(Figure scripts)

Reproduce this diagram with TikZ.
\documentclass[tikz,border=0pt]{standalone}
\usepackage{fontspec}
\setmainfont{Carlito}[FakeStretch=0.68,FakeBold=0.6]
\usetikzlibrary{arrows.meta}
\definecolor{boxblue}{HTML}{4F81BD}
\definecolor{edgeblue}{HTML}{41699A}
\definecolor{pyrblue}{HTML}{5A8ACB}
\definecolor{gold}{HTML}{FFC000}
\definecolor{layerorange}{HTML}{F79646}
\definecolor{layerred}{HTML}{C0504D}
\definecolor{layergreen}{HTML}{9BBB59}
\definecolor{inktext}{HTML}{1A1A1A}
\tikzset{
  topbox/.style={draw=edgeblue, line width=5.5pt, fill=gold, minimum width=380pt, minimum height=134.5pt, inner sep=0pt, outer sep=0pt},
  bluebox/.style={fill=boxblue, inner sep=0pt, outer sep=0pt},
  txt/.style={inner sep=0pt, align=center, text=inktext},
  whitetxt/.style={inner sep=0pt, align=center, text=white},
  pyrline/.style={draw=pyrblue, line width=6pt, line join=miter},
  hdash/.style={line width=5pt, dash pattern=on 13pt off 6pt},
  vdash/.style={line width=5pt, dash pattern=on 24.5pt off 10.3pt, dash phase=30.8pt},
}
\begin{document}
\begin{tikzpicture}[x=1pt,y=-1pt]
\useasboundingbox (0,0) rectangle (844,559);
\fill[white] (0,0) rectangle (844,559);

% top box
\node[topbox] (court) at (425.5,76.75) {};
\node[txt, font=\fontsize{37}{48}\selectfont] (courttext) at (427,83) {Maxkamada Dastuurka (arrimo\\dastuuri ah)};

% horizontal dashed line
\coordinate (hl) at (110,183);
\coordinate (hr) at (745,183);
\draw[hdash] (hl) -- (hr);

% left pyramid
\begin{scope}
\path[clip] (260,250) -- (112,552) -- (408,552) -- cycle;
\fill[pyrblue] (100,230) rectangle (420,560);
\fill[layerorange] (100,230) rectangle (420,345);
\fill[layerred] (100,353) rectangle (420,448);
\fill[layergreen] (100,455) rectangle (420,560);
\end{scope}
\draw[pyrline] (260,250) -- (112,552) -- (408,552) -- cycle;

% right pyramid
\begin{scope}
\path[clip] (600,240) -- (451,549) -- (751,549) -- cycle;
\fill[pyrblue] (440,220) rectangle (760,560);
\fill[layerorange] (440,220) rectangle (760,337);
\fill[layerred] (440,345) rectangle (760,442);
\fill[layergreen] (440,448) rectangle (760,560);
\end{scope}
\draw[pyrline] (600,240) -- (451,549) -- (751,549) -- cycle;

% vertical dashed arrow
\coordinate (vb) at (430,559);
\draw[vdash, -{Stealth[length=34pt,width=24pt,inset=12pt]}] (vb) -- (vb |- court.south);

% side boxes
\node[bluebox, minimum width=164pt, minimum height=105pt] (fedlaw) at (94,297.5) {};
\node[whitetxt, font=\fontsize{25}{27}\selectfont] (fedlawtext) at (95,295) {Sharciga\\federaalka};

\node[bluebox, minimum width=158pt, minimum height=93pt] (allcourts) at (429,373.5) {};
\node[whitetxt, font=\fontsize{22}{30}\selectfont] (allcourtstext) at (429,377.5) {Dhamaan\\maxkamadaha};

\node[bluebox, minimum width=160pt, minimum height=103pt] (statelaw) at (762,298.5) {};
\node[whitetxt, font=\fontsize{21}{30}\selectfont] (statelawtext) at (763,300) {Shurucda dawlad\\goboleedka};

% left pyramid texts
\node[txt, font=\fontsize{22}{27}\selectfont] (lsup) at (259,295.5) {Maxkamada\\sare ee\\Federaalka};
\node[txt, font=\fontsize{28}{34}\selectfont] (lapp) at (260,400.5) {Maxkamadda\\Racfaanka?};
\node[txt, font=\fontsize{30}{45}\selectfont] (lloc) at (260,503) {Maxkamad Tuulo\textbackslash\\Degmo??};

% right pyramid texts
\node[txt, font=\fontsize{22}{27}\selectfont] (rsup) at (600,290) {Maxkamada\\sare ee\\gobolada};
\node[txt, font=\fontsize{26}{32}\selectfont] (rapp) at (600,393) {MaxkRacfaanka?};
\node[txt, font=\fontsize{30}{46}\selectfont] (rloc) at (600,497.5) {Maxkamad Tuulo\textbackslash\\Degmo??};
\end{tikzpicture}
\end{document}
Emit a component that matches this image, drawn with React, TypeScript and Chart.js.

PROBLEM TO WORK ON =
Reproduce each record exactly as it appears.

CORRECT ANSWER =
Reproduce this diagram with TikZ.
\documentclass[tikz,border=0pt]{standalone}
\usepackage{fontspec}
\setmainfont{Carlito}[FakeStretch=0.68,FakeBold=0.6]
\usetikzlibrary{arrows.meta}
\definecolor{boxblue}{HTML}{4F81BD}
\definecolor{edgeblue}{HTML}{41699A}
\definecolor{pyrblue}{HTML}{5A8ACB}
\definecolor{gold}{HTML}{FFC000}
\definecolor{layerorange}{HTML}{F79646}
\definecolor{layerred}{HTML}{C0504D}
\definecolor{layergreen}{HTML}{9BBB59}
\definecolor{inktext}{HTML}{1A1A1A}
\tikzset{
  topbox/.style={draw=edgeblue, line width=5.5pt, fill=gold, minimum width=380pt, minimum height=134.5pt, inner sep=0pt, outer sep=0pt},
  bluebox/.style={fill=boxblue, inner sep=0pt, outer sep=0pt},
  txt/.style={inner sep=0pt, align=center, text=inktext},
  whitetxt/.style={inner sep=0pt, align=center, text=white},
  pyrline/.style={draw=pyrblue, line width=6pt, line join=miter},
  hdash/.style={line width=5pt, dash pattern=on 13pt off 6pt},
  vdash/.style={line width=5pt, dash pattern=on 24.5pt off 10.3pt, dash phase=30.8pt},
}
\begin{document}
\begin{tikzpicture}[x=1pt,y=-1pt]
\useasboundingbox (0,0) rectangle (844,559);
\fill[white] (0,0) rectangle (844,559);

% top box
\node[topbox] (court) at (425.5,76.75) {};
\node[txt, font=\fontsize{37}{48}\selectfont] (courttext) at (427,83) {Maxkamada Dastuurka (arrimo\\dastuuri ah)};

% horizontal dashed line
\coordinate (hl) at (110,183);
\coordinate (hr) at (745,183);
\draw[hdash] (hl) -- (hr);

% left pyramid
\begin{scope}
\path[clip] (260,250) -- (112,552) -- (408,552) -- cycle;
\fill[pyrblue] (100,230) rectangle (420,560);
\fill[layerorange] (100,230) rectangle (420,345);
\fill[layerred] (100,353) rectangle (420,448);
\fill[layergreen] (100,455) rectangle (420,560);
\end{scope}
\draw[pyrline] (260,250) -- (112,552) -- (408,552) -- cycle;

% right pyramid
\begin{scope}
\path[clip] (600,240) -- (451,549) -- (751,549) -- cycle;
\fill[pyrblue] (440,220) rectangle (760,560);
\fill[layerorange] (440,220) rectangle (760,337);
\fill[layerred] (440,345) rectangle (760,442);
\fill[layergreen] (440,448) rectangle (760,560);
\end{scope}
\draw[pyrline] (600,240) -- (451,549) -- (751,549) -- cycle;

% vertical dashed arrow
\coordinate (vb) at (430,559);
\draw[vdash, -{Stealth[length=34pt,width=24pt,inset=12pt]}] (vb) -- (vb |- court.south);

% side boxes
\node[bluebox, minimum width=164pt, minimum height=105pt] (fedlaw) at (94,297.5) {};
\node[whitetxt, font=\fontsize{25}{27}\selectfont] (fedlawtext) at (95,295) {Sharciga\\federaalka};

\node[bluebox, minimum width=158pt, minimum height=93pt] (allcourts) at (429,373.5) {};
\node[whitetxt, font=\fontsize{22}{30}\selectfont] (allcourtstext) at (429,377.5) {Dhamaan\\maxkamadaha};

\node[bluebox, minimum width=160pt, minimum height=103pt] (statelaw) at (762,298.5) {};
\node[whitetxt, font=\fontsize{21}{30}\selectfont] (statelawtext) at (763,300) {Shurucda dawlad\\goboleedka};

% left pyramid texts
\node[txt, font=\fontsize{22}{27}\selectfont] (lsup) at (259,295.5) {Maxkamada\\sare ee\\Federaalka};
\node[txt, font=\fontsize{28}{34}\selectfont] (lapp) at (260,400.5) {Maxkamadda\\Racfaanka?};
\node[txt, font=\fontsize{30}{45}\selectfont] (lloc) at (260,503) {Maxkamad Tuulo\textbackslash\\Degmo??};

% right pyramid texts
\node[txt, font=\fontsize{22}{27}\selectfont] (rsup) at (600,290) {Maxkamada\\sare ee\\gobolada};
\node[txt, font=\fontsize{26}{32}\selectfont] (rapp) at (600,393) {MaxkRacfaanka?};
\node[txt, font=\fontsize{30}{46}\selectfont] (rloc) at (600,497.5) {Maxkamad Tuulo\textbackslash\\Degmo??};
\end{tikzpicture}
\end{document}
Emit a component that matches this image, drawn with React, TypeScript and Chart.js.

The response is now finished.